Do this
Search the listing below for the string "React" and copy every line where it occurs.

Available data
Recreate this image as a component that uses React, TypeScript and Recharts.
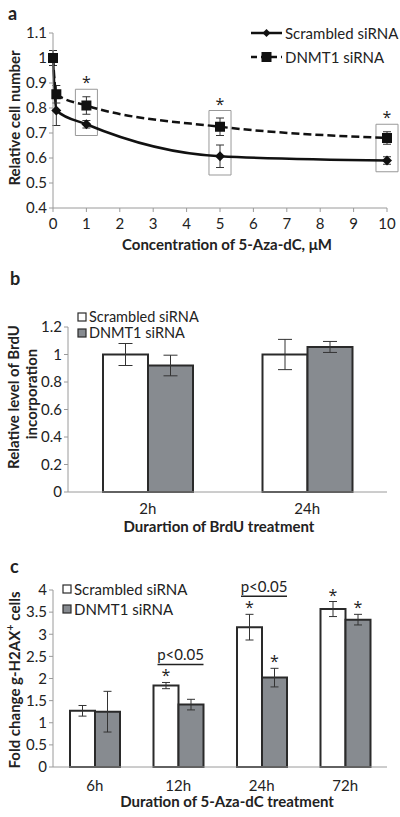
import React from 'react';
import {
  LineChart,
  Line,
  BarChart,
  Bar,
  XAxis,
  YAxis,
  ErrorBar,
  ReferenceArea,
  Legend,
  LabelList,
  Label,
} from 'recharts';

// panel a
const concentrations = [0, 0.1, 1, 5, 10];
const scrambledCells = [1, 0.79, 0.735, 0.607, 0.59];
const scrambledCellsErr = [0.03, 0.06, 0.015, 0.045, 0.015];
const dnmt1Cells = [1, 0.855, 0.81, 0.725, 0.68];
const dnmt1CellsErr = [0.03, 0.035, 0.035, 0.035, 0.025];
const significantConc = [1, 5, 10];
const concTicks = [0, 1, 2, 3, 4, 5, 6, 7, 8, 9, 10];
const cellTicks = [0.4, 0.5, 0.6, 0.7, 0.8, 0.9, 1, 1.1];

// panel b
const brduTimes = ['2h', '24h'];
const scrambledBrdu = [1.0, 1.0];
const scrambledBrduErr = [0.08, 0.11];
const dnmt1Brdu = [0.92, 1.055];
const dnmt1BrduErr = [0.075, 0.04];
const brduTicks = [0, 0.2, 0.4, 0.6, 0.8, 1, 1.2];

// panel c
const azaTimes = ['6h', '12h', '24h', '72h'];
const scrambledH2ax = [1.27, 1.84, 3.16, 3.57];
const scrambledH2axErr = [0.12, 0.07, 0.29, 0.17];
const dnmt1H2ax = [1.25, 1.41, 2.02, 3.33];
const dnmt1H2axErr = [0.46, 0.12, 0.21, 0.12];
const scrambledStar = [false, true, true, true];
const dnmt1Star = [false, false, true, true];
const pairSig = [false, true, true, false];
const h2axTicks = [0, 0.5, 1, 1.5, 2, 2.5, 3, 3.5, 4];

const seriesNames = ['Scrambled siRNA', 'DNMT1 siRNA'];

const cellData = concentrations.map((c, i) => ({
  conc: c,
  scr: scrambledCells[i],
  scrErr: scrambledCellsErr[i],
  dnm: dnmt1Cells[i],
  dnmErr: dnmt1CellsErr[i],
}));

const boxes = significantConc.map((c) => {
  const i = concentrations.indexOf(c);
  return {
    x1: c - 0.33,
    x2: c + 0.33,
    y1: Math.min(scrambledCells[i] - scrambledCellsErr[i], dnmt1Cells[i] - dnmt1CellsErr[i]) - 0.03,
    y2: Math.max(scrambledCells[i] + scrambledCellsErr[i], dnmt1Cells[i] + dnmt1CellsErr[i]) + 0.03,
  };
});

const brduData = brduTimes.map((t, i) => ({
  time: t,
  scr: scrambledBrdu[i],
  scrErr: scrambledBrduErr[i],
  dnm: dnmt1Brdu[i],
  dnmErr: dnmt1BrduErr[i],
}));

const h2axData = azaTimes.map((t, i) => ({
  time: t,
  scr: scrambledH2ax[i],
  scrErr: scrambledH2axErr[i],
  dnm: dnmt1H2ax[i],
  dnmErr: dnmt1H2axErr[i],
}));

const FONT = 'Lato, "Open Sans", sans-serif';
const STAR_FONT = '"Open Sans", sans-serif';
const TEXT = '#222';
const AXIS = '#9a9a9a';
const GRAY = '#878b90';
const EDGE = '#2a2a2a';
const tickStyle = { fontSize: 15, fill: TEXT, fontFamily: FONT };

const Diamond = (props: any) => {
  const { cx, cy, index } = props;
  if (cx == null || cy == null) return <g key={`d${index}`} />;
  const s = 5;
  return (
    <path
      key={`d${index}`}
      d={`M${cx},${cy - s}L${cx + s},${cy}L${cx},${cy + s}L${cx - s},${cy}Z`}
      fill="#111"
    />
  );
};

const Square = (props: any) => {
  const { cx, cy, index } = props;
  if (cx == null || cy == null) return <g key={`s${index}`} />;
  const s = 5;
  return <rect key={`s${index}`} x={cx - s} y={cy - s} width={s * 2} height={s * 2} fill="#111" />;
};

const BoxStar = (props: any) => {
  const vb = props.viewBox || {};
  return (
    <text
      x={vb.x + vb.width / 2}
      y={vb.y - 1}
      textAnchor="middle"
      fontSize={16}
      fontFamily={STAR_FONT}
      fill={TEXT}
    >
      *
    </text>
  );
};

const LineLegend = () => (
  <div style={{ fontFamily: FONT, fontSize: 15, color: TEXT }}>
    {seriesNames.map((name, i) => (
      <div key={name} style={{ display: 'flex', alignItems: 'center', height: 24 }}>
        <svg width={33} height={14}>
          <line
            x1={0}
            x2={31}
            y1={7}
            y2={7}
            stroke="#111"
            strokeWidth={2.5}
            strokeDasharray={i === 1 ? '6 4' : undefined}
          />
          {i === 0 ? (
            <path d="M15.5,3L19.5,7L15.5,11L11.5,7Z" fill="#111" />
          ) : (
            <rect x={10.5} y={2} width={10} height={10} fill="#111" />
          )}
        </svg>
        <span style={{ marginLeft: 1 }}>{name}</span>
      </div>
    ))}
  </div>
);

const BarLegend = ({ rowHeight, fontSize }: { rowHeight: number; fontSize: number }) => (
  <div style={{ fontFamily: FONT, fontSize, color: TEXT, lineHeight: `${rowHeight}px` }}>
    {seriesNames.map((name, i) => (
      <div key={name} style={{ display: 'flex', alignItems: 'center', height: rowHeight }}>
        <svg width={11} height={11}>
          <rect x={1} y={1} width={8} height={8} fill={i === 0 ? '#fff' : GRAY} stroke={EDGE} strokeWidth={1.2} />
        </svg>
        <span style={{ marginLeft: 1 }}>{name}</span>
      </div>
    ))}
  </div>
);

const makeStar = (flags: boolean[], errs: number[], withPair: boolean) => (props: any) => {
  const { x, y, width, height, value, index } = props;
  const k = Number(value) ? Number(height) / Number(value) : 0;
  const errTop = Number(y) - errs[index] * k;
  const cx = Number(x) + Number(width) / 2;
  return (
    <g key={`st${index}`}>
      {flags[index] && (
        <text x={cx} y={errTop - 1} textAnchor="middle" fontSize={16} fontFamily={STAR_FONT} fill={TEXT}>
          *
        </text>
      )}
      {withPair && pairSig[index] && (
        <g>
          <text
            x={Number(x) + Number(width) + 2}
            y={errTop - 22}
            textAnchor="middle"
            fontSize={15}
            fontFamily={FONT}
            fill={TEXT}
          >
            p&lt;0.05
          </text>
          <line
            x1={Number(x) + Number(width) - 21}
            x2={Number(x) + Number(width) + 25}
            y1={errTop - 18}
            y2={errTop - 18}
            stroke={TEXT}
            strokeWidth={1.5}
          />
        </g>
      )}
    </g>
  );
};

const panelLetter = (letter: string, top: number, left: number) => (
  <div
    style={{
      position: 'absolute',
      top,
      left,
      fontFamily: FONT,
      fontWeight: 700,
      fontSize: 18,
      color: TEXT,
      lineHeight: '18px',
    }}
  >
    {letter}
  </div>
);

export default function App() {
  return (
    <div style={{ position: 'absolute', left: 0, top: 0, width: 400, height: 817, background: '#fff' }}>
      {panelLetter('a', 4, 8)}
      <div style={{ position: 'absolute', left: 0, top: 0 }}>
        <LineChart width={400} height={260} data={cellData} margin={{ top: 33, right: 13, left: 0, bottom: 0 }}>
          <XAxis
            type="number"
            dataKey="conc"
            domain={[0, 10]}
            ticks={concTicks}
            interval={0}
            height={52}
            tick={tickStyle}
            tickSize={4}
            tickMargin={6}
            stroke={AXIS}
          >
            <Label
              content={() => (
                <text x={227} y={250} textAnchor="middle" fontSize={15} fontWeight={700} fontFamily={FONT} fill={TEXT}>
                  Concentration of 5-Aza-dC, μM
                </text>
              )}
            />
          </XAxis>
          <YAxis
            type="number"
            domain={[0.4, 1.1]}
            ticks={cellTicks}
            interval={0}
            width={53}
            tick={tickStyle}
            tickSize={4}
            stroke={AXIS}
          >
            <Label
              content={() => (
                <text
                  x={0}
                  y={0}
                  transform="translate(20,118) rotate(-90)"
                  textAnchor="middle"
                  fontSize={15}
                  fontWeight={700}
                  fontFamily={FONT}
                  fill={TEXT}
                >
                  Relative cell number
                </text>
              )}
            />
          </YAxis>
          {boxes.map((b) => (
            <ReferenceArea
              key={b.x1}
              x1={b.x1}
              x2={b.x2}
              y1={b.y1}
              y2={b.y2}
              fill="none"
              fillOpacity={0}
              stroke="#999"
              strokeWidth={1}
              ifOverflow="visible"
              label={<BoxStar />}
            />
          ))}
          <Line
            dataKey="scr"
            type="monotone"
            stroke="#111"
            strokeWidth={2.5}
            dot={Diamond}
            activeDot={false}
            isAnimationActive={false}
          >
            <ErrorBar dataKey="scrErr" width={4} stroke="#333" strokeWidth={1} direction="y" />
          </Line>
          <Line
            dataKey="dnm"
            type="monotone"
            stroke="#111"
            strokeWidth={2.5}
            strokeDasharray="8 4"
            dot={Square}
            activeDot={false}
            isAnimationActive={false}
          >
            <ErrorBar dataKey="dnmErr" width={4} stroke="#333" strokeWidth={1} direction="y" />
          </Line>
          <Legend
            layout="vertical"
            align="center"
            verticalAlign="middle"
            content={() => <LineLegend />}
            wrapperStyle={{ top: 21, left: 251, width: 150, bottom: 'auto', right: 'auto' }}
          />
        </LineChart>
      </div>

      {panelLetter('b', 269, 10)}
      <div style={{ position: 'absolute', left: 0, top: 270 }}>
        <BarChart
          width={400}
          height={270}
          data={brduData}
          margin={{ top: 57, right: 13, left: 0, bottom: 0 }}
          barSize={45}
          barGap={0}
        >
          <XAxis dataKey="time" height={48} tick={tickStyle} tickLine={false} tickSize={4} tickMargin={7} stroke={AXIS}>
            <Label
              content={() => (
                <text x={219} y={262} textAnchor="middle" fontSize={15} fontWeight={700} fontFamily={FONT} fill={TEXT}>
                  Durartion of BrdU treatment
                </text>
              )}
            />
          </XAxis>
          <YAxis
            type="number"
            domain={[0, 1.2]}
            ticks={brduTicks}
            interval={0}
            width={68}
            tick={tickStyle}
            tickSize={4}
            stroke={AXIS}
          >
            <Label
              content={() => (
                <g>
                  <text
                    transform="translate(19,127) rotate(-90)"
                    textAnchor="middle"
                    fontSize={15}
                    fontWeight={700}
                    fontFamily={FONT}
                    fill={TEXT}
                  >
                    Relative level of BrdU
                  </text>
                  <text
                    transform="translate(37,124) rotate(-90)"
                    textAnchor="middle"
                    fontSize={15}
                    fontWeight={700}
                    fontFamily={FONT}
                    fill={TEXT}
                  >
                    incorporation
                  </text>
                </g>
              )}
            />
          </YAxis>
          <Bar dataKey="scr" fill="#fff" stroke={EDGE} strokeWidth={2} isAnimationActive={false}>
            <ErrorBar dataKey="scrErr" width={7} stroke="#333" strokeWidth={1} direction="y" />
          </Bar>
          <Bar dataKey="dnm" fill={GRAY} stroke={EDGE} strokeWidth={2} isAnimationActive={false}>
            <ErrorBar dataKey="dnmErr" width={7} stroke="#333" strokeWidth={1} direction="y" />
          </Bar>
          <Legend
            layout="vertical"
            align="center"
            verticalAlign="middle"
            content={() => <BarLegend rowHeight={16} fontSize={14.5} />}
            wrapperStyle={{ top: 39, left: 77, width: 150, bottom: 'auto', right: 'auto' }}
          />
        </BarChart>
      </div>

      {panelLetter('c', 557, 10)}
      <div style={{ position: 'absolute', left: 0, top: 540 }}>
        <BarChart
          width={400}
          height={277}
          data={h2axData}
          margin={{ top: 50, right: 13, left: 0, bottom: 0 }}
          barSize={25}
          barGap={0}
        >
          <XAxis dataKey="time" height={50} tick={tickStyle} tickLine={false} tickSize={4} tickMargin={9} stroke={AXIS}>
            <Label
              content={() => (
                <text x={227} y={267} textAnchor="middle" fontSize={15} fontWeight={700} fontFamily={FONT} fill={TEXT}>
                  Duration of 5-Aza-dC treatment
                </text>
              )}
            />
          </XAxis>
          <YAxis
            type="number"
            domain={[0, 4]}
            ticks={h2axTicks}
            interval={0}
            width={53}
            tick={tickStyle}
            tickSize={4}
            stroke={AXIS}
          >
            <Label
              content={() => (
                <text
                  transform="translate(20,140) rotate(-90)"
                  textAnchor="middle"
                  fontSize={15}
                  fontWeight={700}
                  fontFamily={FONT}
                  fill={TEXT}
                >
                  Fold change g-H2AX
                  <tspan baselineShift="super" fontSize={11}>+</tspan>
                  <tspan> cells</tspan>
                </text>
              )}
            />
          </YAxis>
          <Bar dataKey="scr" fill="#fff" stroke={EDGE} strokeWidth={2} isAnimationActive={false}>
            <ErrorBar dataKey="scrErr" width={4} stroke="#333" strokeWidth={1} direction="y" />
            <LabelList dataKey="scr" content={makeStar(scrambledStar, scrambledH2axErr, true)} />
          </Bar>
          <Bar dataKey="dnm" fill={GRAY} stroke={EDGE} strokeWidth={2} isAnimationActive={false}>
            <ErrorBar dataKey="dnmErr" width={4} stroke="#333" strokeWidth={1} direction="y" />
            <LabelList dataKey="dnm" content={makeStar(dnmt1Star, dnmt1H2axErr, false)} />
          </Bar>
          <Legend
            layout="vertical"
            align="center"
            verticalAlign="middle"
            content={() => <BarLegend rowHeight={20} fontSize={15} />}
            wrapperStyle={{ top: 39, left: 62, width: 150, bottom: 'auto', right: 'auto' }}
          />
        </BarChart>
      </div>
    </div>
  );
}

Final result
Recreate this image as a component that uses React, TypeScript and Recharts.
import React from 'react';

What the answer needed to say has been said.